Here’s an unexpected, unintended consequence of pouring precious classroom time into cursive … according to this study from the Journal of Education Research, the longer a student has been taught cursive/required to use cursive. the smaller the vocabulary of that student will be when s/he reaches 4th grade — and even when s/he reaches 6th grade.
Specifically, the study examined the vocabulary-size of students (in fourth grade and in sixth grade) whose classrooms had changed the students’ handwriting to cursive starting at 4 different times: /a/ changeover starting at the beginning of 2nd grade, or /b/ changeover starting in the middle of 2nd grade, or /c/ changeover starting at the beginning of 3rd grade, or /d/ changeover starting at the middle of 3rd grade.
The more education a child had been allowed to have before his/her handwriting was changed over to cursive, the larger his or her vocabulary was (as measured by the number of different words used in the student’s writing over the course of a year).

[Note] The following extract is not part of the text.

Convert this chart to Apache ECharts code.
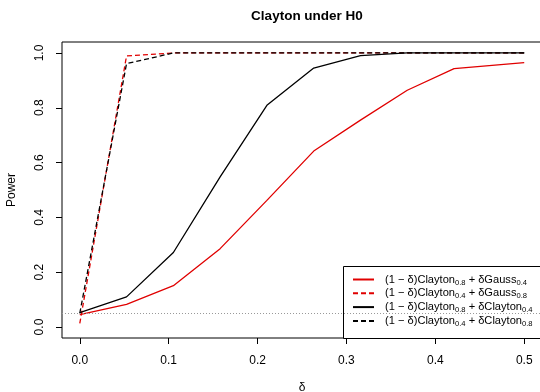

The differences were huge — the kids who’d been required to do the least cursive had vocabularies THREE TIMES the size of those who’d been required to do the most cursive.
From this, for some reason, the researchers decided that the second half of 3rd grade was a great time to change everyone’s writing to cursive (which, as the researchers themselves pointed out, means putting all other aspects of written English on hold in order to go back to scratch and start all over again with the ABC.)
The logical decision, though, would have be to wonder why any age-group at all should be required to spend time on what amounted to an exercise in vocabulary-stunting — not that cursive in itself is bad for your vocabulary … but you’re unlikely to increase your vocabulary when vocabulary-building (or whatever else you might learn in an English lesson) has been pushed aside for the sake of changing your handwriting style.
The fact that the vocabulary-stunting effect was worst for those who had had the earliest change-over can — as the researchers noted — be at least partly explaned by the fact that any educational damage has worse effects when imposed on younger, more impressionable, more ignorant students.